> [Source data]:
(begin)
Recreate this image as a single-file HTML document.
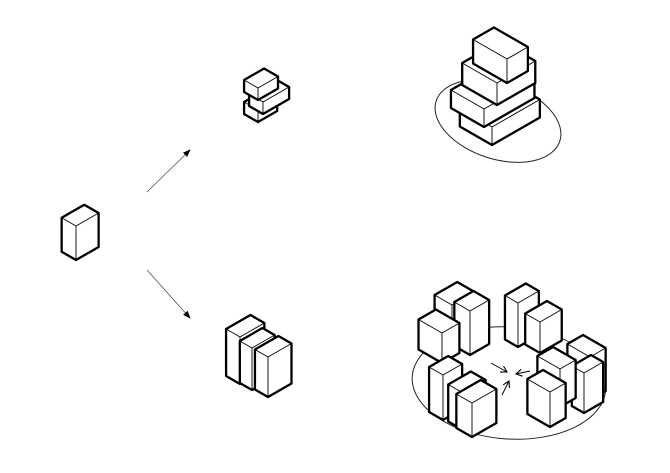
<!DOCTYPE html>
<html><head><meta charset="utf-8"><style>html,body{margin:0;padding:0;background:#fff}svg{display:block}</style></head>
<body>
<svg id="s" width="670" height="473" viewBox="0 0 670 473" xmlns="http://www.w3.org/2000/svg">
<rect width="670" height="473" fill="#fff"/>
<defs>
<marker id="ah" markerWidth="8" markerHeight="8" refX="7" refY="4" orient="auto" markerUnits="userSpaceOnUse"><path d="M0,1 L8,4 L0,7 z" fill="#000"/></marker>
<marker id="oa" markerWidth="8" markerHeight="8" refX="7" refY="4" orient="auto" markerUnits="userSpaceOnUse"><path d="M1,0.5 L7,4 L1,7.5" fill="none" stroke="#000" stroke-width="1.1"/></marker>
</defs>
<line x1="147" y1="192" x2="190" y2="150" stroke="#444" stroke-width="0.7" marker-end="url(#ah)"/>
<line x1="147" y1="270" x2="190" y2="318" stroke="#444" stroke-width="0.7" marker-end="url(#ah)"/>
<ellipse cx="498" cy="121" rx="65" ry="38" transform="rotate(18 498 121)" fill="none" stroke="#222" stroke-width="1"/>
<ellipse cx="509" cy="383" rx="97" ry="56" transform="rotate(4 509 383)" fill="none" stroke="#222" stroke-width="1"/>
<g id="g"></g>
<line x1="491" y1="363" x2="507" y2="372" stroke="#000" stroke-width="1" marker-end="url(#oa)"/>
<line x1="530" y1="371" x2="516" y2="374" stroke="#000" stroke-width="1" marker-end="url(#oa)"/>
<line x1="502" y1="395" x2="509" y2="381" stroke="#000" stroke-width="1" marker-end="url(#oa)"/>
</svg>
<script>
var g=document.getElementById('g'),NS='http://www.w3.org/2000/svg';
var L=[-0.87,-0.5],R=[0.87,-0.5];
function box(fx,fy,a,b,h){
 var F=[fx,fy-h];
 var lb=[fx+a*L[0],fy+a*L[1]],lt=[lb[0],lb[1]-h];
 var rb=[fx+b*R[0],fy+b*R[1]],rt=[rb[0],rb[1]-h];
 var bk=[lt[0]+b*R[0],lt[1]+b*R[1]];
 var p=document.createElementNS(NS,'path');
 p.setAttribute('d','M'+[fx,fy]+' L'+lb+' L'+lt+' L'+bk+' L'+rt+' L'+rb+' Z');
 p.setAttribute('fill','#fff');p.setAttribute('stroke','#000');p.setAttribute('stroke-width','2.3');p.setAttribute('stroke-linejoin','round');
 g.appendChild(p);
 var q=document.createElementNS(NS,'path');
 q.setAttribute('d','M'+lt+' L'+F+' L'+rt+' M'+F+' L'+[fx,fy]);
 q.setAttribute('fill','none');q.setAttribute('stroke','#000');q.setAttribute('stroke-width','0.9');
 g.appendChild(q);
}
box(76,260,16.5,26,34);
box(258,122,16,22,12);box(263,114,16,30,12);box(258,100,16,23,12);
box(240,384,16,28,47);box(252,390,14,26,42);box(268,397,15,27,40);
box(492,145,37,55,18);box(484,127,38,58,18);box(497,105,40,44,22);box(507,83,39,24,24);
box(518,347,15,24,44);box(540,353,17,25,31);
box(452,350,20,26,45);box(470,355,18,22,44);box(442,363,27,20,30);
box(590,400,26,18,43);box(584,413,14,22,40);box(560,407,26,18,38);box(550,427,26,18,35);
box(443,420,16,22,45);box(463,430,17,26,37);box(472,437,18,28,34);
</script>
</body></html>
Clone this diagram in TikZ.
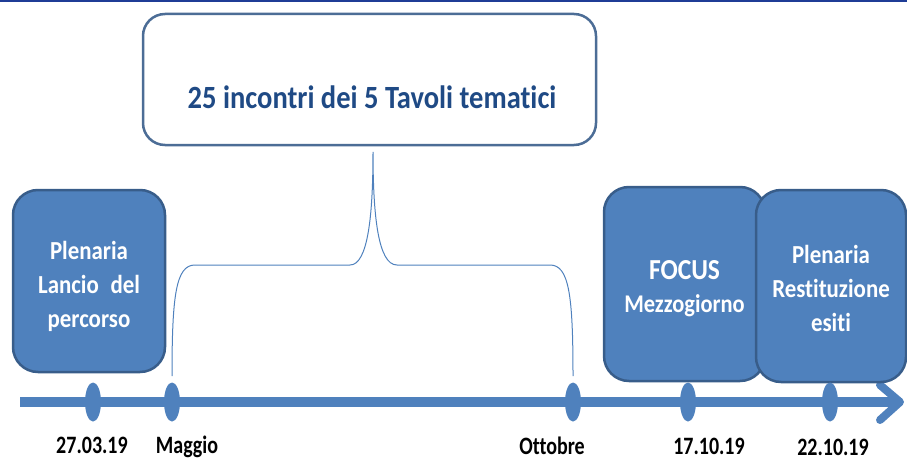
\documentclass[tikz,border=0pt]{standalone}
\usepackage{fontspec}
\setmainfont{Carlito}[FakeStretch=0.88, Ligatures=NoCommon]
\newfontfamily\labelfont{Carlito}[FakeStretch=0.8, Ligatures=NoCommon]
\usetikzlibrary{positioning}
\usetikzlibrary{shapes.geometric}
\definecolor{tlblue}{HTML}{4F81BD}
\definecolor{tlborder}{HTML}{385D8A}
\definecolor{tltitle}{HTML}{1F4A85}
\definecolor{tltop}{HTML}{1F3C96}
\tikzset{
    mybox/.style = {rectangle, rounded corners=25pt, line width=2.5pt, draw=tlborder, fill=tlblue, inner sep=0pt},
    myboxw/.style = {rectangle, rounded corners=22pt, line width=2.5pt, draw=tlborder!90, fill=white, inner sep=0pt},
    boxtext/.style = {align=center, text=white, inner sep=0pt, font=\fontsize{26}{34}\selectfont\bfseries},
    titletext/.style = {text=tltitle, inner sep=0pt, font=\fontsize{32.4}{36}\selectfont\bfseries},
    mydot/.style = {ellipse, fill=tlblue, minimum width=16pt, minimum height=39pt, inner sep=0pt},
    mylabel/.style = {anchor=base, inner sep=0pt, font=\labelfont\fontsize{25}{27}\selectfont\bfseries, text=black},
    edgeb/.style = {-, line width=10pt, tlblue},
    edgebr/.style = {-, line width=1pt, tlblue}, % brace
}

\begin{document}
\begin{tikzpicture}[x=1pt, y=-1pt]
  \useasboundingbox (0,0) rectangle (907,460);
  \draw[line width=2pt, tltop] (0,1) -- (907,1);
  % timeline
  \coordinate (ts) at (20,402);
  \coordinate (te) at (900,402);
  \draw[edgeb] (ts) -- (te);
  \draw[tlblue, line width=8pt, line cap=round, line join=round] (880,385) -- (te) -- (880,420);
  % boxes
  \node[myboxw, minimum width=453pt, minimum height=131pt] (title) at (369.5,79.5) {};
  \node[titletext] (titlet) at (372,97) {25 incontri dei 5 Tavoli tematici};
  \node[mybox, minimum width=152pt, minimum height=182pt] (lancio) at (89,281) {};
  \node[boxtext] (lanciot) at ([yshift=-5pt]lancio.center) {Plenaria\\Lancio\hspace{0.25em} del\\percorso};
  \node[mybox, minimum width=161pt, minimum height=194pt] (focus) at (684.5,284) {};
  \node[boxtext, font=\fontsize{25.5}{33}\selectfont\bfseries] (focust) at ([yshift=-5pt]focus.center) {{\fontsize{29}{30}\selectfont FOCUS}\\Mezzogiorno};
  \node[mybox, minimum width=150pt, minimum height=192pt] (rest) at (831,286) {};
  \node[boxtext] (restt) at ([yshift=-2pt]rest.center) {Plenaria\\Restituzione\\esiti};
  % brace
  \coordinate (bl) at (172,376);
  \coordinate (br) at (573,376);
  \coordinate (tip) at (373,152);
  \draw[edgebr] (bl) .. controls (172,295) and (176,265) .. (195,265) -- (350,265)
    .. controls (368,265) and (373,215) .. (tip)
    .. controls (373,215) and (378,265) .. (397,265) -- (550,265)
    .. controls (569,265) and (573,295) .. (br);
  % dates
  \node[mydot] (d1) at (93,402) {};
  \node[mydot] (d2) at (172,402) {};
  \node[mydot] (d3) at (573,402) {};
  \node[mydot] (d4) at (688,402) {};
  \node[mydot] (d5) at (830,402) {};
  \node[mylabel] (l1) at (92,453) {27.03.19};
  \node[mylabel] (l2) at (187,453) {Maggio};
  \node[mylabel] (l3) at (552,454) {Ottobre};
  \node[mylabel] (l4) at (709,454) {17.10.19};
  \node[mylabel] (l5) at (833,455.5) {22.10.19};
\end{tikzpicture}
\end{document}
(end)
> [Given task]:
Determine how many lines in the data above contain the string "this". Give nothing except the number.

> [Task solution]:
2